[Entries with chart source code]
_____
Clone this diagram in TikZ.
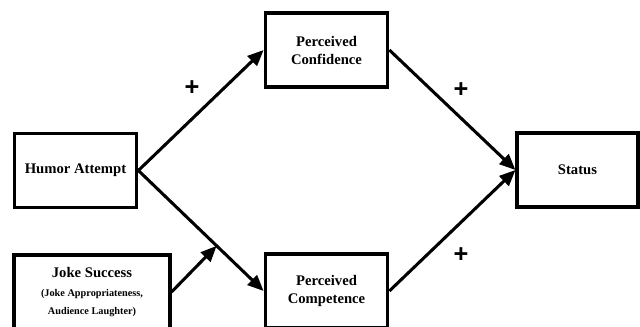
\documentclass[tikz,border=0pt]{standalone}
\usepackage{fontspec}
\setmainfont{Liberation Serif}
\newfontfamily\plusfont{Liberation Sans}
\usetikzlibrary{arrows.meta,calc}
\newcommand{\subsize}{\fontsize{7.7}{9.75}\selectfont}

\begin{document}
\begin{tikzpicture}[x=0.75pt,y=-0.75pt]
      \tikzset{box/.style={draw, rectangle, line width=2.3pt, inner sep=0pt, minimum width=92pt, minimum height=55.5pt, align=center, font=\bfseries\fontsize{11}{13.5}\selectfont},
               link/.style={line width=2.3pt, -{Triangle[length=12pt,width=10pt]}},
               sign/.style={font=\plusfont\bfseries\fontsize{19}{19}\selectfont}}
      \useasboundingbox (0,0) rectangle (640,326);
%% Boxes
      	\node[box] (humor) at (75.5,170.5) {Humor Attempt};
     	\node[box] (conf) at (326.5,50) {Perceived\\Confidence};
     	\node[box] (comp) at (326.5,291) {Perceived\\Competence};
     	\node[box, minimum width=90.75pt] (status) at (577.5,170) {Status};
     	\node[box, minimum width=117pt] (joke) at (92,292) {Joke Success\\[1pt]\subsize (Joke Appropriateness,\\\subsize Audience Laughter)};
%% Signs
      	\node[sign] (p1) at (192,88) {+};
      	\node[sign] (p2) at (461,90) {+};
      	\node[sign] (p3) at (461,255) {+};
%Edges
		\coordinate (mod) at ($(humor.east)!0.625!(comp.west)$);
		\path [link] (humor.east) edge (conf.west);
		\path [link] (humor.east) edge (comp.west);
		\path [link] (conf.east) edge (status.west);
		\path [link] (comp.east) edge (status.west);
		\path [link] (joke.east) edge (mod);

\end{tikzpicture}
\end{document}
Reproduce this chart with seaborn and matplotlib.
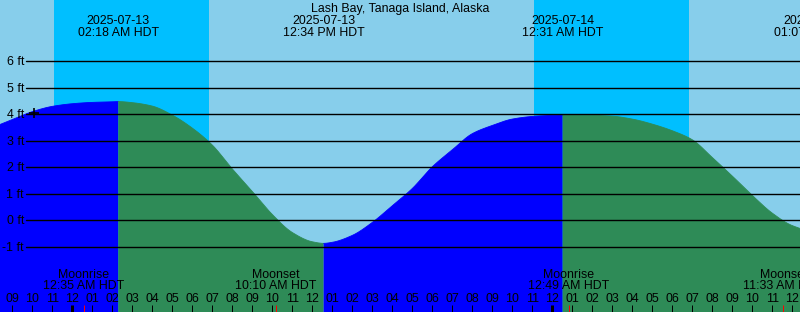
_____
Take the records above and transcribe them exactly, dropping every picture.

Clone this diagram in TikZ.
\documentclass[tikz,border=0pt]{standalone}
\usepackage{fontspec}
\setmainfont{Liberation Serif}
\newfontfamily\plusfont{Liberation Sans}
\usetikzlibrary{arrows.meta,calc}
\newcommand{\subsize}{\fontsize{7.7}{9.75}\selectfont}

\begin{document}
\begin{tikzpicture}[x=0.75pt,y=-0.75pt]
      \tikzset{box/.style={draw, rectangle, line width=2.3pt, inner sep=0pt, minimum width=92pt, minimum height=55.5pt, align=center, font=\bfseries\fontsize{11}{13.5}\selectfont},
               link/.style={line width=2.3pt, -{Triangle[length=12pt,width=10pt]}},
               sign/.style={font=\plusfont\bfseries\fontsize{19}{19}\selectfont}}
      \useasboundingbox (0,0) rectangle (640,326);
%% Boxes
      	\node[box] (humor) at (75.5,170.5) {Humor Attempt};
     	\node[box] (conf) at (326.5,50) {Perceived\\Confidence};
     	\node[box] (comp) at (326.5,291) {Perceived\\Competence};
     	\node[box, minimum width=90.75pt] (status) at (577.5,170) {Status};
     	\node[box, minimum width=117pt] (joke) at (92,292) {Joke Success\\[1pt]\subsize (Joke Appropriateness,\\\subsize Audience Laughter)};
%% Signs
      	\node[sign] (p1) at (192,88) {+};
      	\node[sign] (p2) at (461,90) {+};
      	\node[sign] (p3) at (461,255) {+};
%Edges
		\coordinate (mod) at ($(humor.east)!0.625!(comp.west)$);
		\path [link] (humor.east) edge (conf.west);
		\path [link] (humor.east) edge (comp.west);
		\path [link] (conf.east) edge (status.west);
		\path [link] (comp.east) edge (status.west);
		\path [link] (joke.east) edge (mod);

\end{tikzpicture}
\end{document}
Reproduce this chart with seaborn and matplotlib.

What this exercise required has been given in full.